London Tube passengers warned of severe strike disruption from Friday

London Underground workers have planned a series of strikes in the run-up to Christmas to protest against “unacceptable” Tube drivers’ rotas.

This weekend, members of the Rail, Maritime and Transport (RMT) union are planning to take industrial action during the day and night.

The first two days of the industrial action, on Friday 26 and Saturday 27 November, are set to coincide with the reintroduction of Night Tube services since they were suspended in March 2020.

RMT members are also planning to strike on six other nights: this Sunday (28 November), and on Friday 3 December, Saturday 4, Friday 10, Saturday 11, and Friday 17.

The overnight strikes are scheduled from 8.30pm to last until 4.30am the next morning.

Transport for London (TfL) said if the action goes ahead it would severely disrupt day and night services on the Central, Jubilee, Northern, Piccadilly and Victoria lines.

An RMT spokesman confirmed to The Independent that the strike is set to go ahead from this Friday night – but both sides have not ruled out further talks.

The Night Tube, which has run on Fridays and Saturdays since August 2016, is resuming this weekend after the services were suspended during the pandemic due to lack of demand and staff because of social distancing regulations.

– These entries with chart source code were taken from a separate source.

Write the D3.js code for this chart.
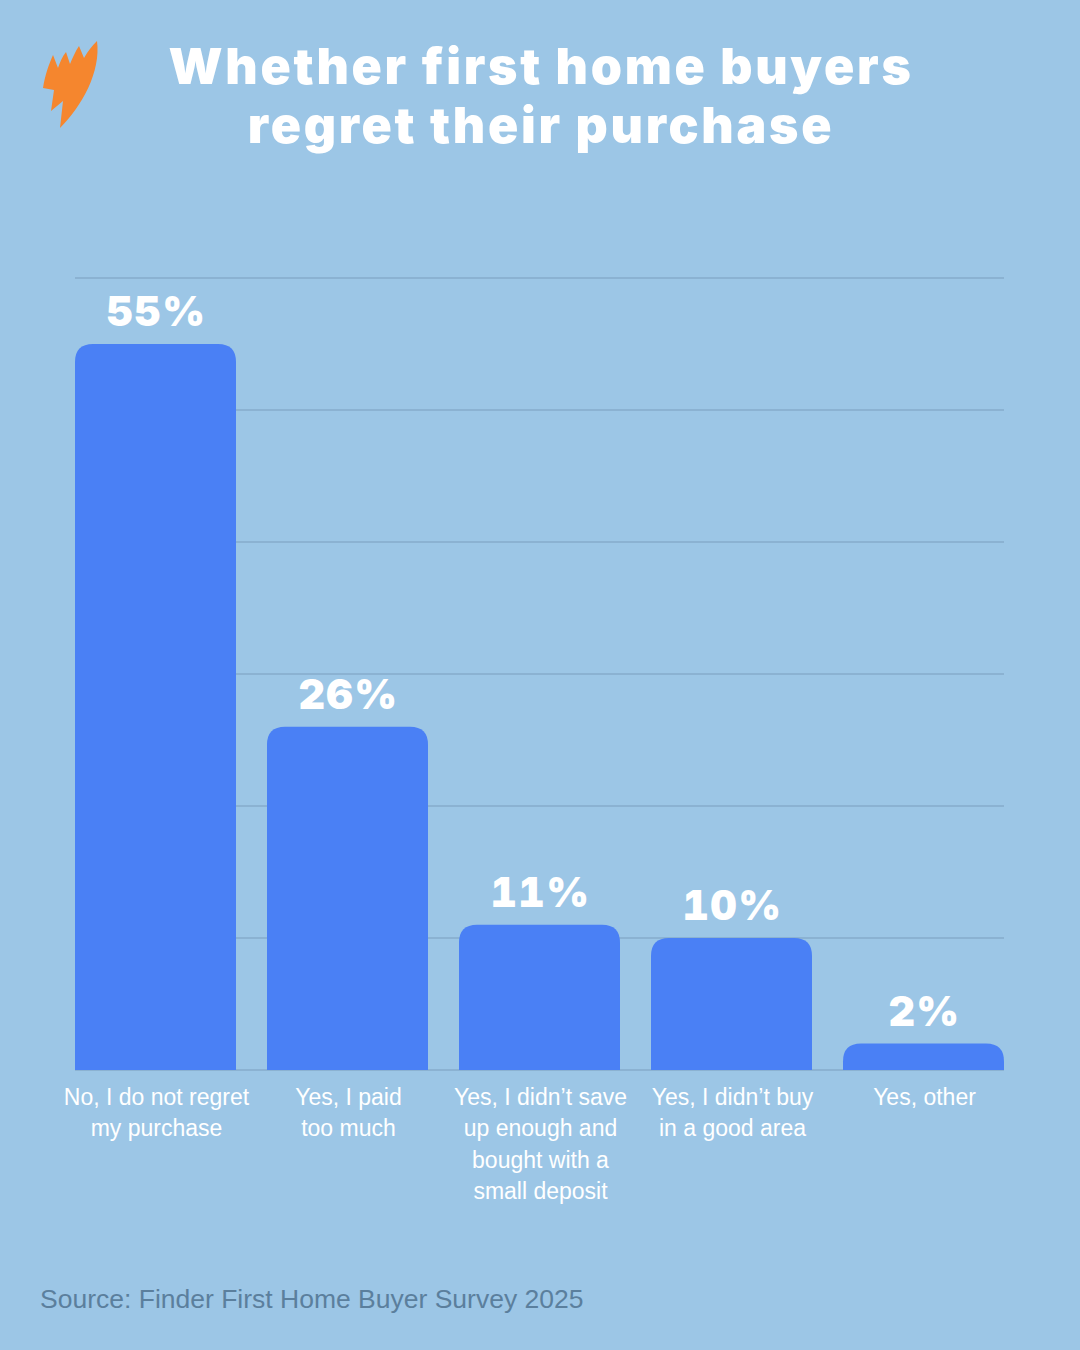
<!DOCTYPE html>
<html><head><meta charset="utf-8">
<script src="https://cdn.jsdelivr.net/npm/d3@7"></script>
<style>
html,body{margin:0;padding:0;background:#9cc6e6;}
svg{display:block;}
</style></head><body>
<svg id="chart" width="1080" height="1350"></svg>
<script>
const categories = [
  ["No, I do not regret", "my purchase"],
  ["Yes, I paid", "too much"],
  ["Yes, I didn’t save", "up enough and", "bought with a", "small deposit"],
  ["Yes, I didn’t buy", "in a good area"],
  ["Yes, other"]
];
const values = [55, 26, 11, 10, 2];
const valueLabels = ["55%", "26%", "11%", "10%", "2%"];
const gridTicks = [0, 10, 20, 30, 40, 50, 60];
const titleLines = ["Whether first home buyers", "regret their purchase"];
const sourceText = "Source: Finder First Home Buyer Survey 2025";

const svg = d3.select("#chart");
svg.append("rect").attr("width",1080).attr("height",1350).attr("fill","#9cc6e6");

// logo
svg.append("path")
  .attr("d","M97,41 C101,72 82,106 60,128 L63,101 L51,111 L54,90 L43,88 C45,75 49,64 53,55 L58,68 C60,62 62,57 66,52 L70,64 C73,57 75,52 79,46 L84,58 C88,51 92,46 97,41 Z")
  .attr("fill","#f5862e");

// title
svg.append("g").selectAll("text").data(titleLines).join("text")
  .attr("x",541).attr("y",(d,i)=>84+i*59)
  .attr("text-anchor","middle")
  .attr("font-family","Inter, 'DejaVu Sans', sans-serif")
  .attr("font-weight",900)
  .attr("font-size",50)
  .attr("letter-spacing",2.7)
  .attr("fill","#ffffff")
  .text(d=>d);

const x = d3.scaleBand().domain(d3.range(values.length)).range([75,1004]).paddingInner(31/192).paddingOuter(0);
const y = d3.scaleLinear().domain([0,60]).range([1070,278]);

// gridlines
svg.append("g").selectAll("line").data(gridTicks).join("line")
  .attr("x1",75).attr("x2",1004)
  .attr("y1",d=>y(d)).attr("y2",d=>y(d))
  .attr("stroke","#7b9dbd").attr("stroke-width",1.2);

// bars with rounded top
const r = 18;
svg.append("g").selectAll("path").data(values).join("path")
  .attr("fill","#4a80f5")
  .attr("d",(d,i)=>{
    const x0=x(i), w=x.bandwidth(), y0=y(d), y1=y(0);
    const rr=Math.min(r,(y1-y0));
    return `M${x0},${y1} L${x0},${y0+rr} Q${x0},${y0} ${x0+rr},${y0} L${x0+w-rr},${y0} Q${x0+w},${y0} ${x0+w},${y0+rr} L${x0+w},${y1} Z`;
  });

// value labels
svg.append("g").selectAll("text").data(values).join("text")
  .attr("x",(d,i)=>x(i)+x.bandwidth()/2+1)
  .attr("y",d=>y(d)-18)
  .attr("text-anchor","middle")
  .attr("font-family","Inter, 'DejaVu Sans', sans-serif")
  .attr("font-weight",900)
  .attr("font-size",41)
  .attr("letter-spacing",1.5)
  .style("font-variant-numeric","tabular-nums")
  .attr("fill","#ffffff")
  .text((d,i)=>valueLabels[i]);

// category labels
const cg = svg.append("g").selectAll("text").data(categories).join("text")
  .attr("text-anchor","middle")
  .attr("font-family","'Liberation Sans', Arial, sans-serif")
  .attr("font-size",23)
  .attr("fill","#ffffff");
cg.each(function(lines,i){
  d3.select(this).selectAll("tspan").data(lines).join("tspan")
    .attr("x",x(i)+x.bandwidth()/2+1)
    .attr("y",(d,j)=>1105+j*31.3)
    .text(d=>d);
});

// source
svg.append("text").attr("x",40).attr("y",1308)
  .attr("font-family","'Liberation Sans', Arial, sans-serif")
  .attr("font-size",26.5).attr("fill","#5b7f9d")
  .text(sourceText);
</script>
</body></html>
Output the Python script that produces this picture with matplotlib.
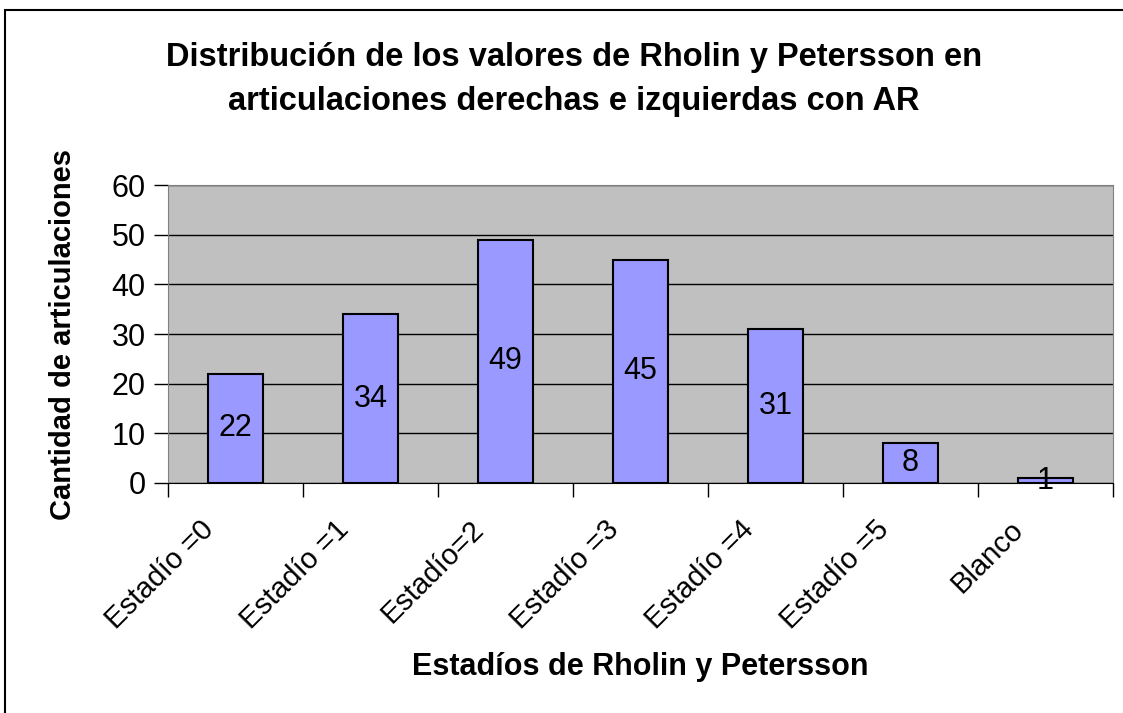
import numpy as np
import matplotlib.pyplot as plt
import matplotlib.transforms as mtransforms
from matplotlib.patches import Rectangle

plt.rcParams['font.family'] = ['Liberation Sans', 'DejaVu Sans']

categorias = ['Estadío =0', 'Estadío =1', 'Estadío=2', 'Estadío =3',
              'Estadío =4', 'Estadío =5', 'Blanco']
valores = [22, 34, 49, 45, 31, 8, 1]
y_ticks = [0, 10, 20, 30, 40, 50, 60]

fig = plt.figure(figsize=(11.23, 7.13), dpi=100)
ax = fig.add_axes([0.1496, 0.3226, 0.8414, 0.4179])

# marco exterior del grafico
fig.patches.append(Rectangle((5/1123, -0.05), 1.2, 1.05 - 10/713,
                             transform=fig.transFigure, fill=False,
                             edgecolor='black', linewidth=1.5))

x = np.arange(len(categorias))
ax.set_facecolor('#C0C0C0')
ax.bar(x, valores, width=0.41, color='#9999FF', edgecolor='black',
       linewidth=1.5, zorder=3)
for xi, v in zip(x, valores):
    ax.text(xi, v/2, str(v), ha='center', va='center', fontsize=22, zorder=4)

ax.set_xlim(-0.5, len(categorias) - 0.5)
ax.set_ylim(0, 60)
ax.set_yticks(y_ticks)
ax.yaxis.grid(True, color='black', linewidth=1.0, zorder=0)
ax.set_axisbelow(True)
ax.tick_params(axis='y', labelsize=22, length=10, width=1, color='black', pad=6)

# ticks del eje x en los limites de categoria
ax.set_xticks(np.arange(len(categorias) + 1) - 0.5)
ax.set_xticklabels([])
ax.set_xticks(x, minor=True)
ax.set_xticklabels(categorias, minor=True, rotation=45, ha='right',
                   rotation_mode='anchor', fontsize=21)
ax.tick_params(axis='x', which='major', length=10, width=1, color='black')
ax.tick_params(axis='x', which='minor', length=0, pad=23)
offset = mtransforms.ScaledTranslation(-36/100, 0, fig.dpi_scale_trans)
for lbl in ax.get_xticklabels(minor=True):
    lbl.set_transform(lbl.get_transform() + offset)

for s in ['top', 'right', 'left']:
    ax.spines[s].set_color('#808080')
ax.spines['bottom'].set_color('black')

ax.set_ylabel('Cantidad de articulaciones', fontsize=21, fontweight='bold',
              labelpad=25)
ax.set_xlabel('Estadíos de Rholin y Petersson', fontsize=22, fontweight='bold',
              labelpad=13)
fig.text(0.511, 0.888, 'Distribución de los valores de Rholin y Petersson en\n'
         'articulaciones derechas e izquierdas con AR', ha='center', va='center',
         fontsize=23.5, fontweight='bold', linespacing=1.55)

fig.savefig('out.png', dpi=100)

In October, it was announced that the restarting of the Night Tube had been brought forward from April 2022.

It came after the public had demanded safer night-time transport for women after a number of attacks, rapes and murders in London.

Businesses and politicians have also called for a quicker restarting of the Night Tube to help boost trade of night-time industries.

After the announcement that the Night Tube is resuming five months earlier than expected, RMT outlined its demands and slammed “the imposition of unacceptable and intolerable” shift scheduling.

The union said the new rotas would “wreck work-life balance by bulldozing through additional night and weekend working.”

The RMT said that Tube management members them with “no alternative” but to take industrial action after having “failed to engage positively”.

General secretary Mick Lynch said: “We have made every effort in Acas and direct talks to resolve this dispute – but it is clear that LU bosses are driven solely by the bottom line and have no interest whatsoever in the wellbeing of their staff or the service to passengers.

“We will take no lectures from LU on safety as no one has worked harder to ensure a safe environment for women on London Underground than the RMT.

“While Tube bosses have axed staff and left stations routinely unstaffed, with all of the obvious risks, we have campaigned relentlessly for the front line, physical ‎presence of visible staff on stations and platforms. LU have ignored us as cuts come first.

“We are now being repaid by the imposition of working arrangements that would wreck the work-life balance of our members. No one should underestimate the anger this issue has generated amongst drivers.

“All of this was avoidable if the Tube management hadn’t axed dedicated Night Tube staff and perfectly workable arrangements in order to cut staffing numbers and costs. 

“RMT has supported the introduction of the Night Tube but we know full well that prior to its suspension during the pandemic it was a magnet for violent, abusive and anti-social behaviour and trying to run it on the cheap will make that situation even worse.

“We warned months ago that slashing 200 Night Tube Train Driver positions would create a staffing nightmare and LU need to start facing up to that reality and soon. The union remains available for further talks.”

Nick Dent, director of London Underground customer operations, said: “At such a pivotal time for the capital’s recovery, we are hugely disappointed that the RMT is threatening London with this unnecessary action.

“By making changes to Tube driver rosters, we have provided greater flexibility for drivers as well as permanent work and job certainty, something welcomed by all other unions.

“The return of Night Tube is a hugely significant moment for the night-time economy and for Londoners travelling late at night who will have improved journey times and an additional safe travel option.

“We have been meeting with RMT for a number of months through Acas to try and resolve their issues and we remain open to talking further.”